=== Source data ===

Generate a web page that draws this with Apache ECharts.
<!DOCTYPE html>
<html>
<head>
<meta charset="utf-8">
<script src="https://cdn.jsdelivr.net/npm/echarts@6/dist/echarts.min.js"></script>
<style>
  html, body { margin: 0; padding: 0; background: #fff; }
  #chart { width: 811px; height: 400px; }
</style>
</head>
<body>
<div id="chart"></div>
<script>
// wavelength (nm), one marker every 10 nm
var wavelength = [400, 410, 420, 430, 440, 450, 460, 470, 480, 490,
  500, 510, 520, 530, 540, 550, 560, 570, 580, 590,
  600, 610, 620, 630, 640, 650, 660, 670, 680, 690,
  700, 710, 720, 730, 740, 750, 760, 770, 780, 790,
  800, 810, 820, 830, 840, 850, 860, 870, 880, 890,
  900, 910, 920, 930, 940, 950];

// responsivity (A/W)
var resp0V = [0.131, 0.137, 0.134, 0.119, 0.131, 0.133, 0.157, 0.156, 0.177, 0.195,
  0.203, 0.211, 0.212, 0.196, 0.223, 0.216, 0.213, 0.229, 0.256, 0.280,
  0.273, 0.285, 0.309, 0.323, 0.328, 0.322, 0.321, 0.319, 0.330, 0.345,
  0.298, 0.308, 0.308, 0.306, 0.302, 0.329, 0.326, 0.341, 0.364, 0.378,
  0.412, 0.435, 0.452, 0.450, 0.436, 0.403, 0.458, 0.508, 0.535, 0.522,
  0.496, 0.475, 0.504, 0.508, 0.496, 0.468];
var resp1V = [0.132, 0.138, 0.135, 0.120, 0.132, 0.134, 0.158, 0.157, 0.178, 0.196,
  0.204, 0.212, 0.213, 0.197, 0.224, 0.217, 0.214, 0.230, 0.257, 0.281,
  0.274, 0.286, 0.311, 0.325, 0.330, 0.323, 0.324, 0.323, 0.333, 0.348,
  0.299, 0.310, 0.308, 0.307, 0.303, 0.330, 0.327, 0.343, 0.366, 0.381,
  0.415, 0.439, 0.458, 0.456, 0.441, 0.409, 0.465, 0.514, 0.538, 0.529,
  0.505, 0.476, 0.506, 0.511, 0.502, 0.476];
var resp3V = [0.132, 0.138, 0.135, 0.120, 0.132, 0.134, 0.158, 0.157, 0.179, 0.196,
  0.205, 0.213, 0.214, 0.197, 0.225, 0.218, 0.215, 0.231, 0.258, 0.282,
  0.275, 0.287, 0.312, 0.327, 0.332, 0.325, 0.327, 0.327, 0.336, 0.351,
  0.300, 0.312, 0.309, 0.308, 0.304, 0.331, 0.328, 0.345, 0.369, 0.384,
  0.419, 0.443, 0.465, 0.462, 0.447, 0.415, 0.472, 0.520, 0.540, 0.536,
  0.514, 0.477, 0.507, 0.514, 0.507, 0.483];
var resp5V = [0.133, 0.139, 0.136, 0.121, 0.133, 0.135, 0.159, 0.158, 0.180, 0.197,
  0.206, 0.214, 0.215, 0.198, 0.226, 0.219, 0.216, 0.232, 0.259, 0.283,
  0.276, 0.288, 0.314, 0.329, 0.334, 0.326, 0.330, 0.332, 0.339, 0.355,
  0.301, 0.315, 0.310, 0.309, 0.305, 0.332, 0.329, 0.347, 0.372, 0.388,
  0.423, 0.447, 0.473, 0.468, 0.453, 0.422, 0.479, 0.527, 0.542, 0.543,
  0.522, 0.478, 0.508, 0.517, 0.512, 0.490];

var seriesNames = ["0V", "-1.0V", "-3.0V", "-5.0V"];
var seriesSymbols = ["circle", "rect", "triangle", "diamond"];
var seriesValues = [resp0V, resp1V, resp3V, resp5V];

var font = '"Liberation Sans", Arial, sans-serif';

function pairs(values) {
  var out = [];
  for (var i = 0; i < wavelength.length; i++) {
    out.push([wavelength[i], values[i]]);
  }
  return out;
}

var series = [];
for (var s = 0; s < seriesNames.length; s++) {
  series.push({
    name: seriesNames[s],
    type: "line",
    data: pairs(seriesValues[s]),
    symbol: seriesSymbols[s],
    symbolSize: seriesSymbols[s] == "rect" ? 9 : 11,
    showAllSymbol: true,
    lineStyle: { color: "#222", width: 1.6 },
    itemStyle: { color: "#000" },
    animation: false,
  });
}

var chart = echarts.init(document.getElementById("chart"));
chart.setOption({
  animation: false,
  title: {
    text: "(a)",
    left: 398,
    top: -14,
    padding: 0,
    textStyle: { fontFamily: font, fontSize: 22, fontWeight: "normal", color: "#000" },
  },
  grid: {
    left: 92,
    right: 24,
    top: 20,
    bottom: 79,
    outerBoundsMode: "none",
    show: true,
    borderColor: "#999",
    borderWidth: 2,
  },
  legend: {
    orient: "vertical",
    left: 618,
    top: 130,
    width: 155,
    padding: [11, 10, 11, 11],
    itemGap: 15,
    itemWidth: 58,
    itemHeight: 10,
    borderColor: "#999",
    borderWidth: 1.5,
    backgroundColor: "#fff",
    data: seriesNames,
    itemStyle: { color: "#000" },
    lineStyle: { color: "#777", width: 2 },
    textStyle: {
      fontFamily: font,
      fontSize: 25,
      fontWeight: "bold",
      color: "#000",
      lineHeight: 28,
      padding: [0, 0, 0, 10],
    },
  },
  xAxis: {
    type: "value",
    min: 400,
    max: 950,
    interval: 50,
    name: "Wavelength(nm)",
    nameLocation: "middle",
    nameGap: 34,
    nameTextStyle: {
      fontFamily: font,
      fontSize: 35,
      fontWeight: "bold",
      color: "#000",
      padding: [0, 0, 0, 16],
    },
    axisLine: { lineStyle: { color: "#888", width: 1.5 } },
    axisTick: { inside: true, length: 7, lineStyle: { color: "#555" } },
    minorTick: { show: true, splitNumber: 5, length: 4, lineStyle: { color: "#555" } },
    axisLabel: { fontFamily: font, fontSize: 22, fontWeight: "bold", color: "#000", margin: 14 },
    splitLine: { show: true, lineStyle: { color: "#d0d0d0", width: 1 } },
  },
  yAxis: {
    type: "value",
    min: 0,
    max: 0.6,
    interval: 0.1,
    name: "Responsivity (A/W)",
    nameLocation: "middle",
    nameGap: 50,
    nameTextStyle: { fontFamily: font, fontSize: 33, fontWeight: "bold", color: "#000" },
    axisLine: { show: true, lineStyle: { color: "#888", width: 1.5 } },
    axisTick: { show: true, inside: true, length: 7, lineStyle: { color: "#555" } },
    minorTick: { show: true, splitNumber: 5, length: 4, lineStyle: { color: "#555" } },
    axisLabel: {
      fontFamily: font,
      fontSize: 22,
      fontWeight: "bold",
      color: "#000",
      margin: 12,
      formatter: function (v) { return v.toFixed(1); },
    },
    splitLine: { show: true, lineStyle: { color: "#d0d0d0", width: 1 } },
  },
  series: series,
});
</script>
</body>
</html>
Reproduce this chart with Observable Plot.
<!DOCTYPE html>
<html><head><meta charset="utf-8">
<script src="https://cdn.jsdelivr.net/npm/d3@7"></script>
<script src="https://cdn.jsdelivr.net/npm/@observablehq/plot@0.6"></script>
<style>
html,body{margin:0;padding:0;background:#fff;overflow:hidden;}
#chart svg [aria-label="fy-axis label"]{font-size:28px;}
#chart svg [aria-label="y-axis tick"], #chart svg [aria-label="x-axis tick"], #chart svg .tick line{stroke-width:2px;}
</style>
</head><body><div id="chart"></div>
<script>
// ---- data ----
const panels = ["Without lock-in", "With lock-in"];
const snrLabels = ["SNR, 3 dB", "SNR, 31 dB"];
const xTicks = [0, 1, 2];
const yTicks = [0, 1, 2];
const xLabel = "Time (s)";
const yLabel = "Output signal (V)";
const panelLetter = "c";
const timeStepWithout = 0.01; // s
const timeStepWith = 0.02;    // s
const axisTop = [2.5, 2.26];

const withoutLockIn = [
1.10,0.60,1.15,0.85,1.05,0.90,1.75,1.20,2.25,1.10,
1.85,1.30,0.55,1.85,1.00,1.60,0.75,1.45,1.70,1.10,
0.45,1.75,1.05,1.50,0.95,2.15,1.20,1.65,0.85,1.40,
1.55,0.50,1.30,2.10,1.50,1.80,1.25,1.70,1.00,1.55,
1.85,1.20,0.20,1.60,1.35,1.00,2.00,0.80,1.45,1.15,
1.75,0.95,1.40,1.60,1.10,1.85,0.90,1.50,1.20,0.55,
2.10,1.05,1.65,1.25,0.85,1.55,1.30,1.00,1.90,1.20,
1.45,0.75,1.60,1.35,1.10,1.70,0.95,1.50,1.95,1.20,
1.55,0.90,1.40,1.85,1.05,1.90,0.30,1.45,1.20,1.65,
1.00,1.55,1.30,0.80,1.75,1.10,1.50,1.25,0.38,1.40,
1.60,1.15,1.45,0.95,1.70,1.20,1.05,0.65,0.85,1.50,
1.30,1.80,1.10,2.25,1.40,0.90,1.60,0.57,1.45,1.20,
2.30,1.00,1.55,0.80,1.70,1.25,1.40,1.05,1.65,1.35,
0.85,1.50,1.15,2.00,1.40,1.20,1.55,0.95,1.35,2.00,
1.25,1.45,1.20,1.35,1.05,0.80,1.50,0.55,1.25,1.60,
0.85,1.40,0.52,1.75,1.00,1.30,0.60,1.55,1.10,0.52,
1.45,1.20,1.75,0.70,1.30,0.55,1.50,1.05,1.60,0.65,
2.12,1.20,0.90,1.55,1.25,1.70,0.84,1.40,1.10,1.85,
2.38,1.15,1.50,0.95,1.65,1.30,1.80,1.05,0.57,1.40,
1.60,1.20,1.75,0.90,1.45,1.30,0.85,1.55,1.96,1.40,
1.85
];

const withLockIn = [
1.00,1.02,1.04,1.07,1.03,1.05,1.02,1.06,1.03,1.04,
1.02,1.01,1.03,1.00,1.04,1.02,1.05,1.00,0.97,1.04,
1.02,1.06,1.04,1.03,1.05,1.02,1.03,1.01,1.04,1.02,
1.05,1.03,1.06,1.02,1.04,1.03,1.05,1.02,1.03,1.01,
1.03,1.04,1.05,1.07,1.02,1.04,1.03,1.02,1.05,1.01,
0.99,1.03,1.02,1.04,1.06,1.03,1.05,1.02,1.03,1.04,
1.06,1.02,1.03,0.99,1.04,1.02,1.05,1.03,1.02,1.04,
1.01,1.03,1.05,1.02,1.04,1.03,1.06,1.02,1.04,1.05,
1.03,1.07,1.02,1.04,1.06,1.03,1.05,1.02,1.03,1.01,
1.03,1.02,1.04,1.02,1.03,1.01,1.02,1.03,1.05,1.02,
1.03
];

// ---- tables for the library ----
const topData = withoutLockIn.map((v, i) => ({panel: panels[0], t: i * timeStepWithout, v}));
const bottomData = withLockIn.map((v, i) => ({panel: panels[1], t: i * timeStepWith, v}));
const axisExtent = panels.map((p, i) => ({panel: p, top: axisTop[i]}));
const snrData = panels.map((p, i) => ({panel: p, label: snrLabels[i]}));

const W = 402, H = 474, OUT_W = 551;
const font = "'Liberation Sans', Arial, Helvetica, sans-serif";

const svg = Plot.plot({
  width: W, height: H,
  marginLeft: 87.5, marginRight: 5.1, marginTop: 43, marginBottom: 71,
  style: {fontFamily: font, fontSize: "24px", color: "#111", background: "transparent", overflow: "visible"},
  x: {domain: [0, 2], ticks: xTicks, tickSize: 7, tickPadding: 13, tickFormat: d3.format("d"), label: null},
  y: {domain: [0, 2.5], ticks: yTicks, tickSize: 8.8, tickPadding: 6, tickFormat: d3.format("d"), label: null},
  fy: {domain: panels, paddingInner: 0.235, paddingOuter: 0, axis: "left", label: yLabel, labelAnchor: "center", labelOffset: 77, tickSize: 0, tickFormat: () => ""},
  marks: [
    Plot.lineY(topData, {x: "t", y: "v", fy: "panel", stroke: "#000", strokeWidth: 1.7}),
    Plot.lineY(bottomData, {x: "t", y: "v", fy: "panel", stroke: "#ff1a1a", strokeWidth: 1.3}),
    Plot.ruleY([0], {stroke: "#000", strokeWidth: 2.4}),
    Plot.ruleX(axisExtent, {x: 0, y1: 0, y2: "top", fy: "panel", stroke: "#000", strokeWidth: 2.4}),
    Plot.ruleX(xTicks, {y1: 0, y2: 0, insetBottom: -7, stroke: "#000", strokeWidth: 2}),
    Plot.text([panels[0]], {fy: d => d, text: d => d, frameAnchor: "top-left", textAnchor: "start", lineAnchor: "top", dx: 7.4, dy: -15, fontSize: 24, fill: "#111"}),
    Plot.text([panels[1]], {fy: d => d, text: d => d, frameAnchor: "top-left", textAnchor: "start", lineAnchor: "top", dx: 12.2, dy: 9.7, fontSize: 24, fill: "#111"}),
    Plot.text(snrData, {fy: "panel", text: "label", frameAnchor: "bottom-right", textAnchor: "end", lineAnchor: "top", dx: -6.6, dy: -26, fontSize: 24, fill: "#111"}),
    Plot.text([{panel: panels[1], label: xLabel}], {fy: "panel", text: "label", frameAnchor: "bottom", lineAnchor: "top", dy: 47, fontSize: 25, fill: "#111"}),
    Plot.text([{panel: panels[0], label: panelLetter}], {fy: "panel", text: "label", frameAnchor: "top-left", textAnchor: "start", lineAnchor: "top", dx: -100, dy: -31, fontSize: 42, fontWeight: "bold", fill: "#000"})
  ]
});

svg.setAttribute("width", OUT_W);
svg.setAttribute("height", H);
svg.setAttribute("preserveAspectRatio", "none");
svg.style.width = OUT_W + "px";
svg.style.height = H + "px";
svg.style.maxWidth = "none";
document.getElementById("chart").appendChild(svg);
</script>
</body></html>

===

| Stated exercise |
In the listing above, locate the line containing "Reproduce this chart with Observable Plot." and the line containing "const axisTop = [2.5, 2.26];", then transcribe both and every line between them verbatim.

| The output |
Reproduce this chart with Observable Plot.
<!DOCTYPE html>
<html><head><meta charset="utf-8">
<script src="https://cdn.jsdelivr.net/npm/d3@7"></script>
<script src="https://cdn.jsdelivr.net/npm/@observablehq/plot@0.6"></script>
<style>
html,body{margin:0;padding:0;background:#fff;overflow:hidden;}
#chart svg [aria-label="fy-axis label"]{font-size:28px;}
#chart svg [aria-label="y-axis tick"], #chart svg [aria-label="x-axis tick"], #chart svg .tick line{stroke-width:2px;}
</style>
</head><body><div id="chart"></div>
<script>
// ---- data ----
const panels = ["Without lock-in", "With lock-in"];
const snrLabels = ["SNR, 3 dB", "SNR, 31 dB"];
const xTicks = [0, 1, 2];
const yTicks = [0, 1, 2];
const xLabel = "Time (s)";
const yLabel = "Output signal (V)";
const panelLetter = "c";
const timeStepWithout = 0.01; // s
const timeStepWith = 0.02;    // s
const axisTop = [2.5, 2.26];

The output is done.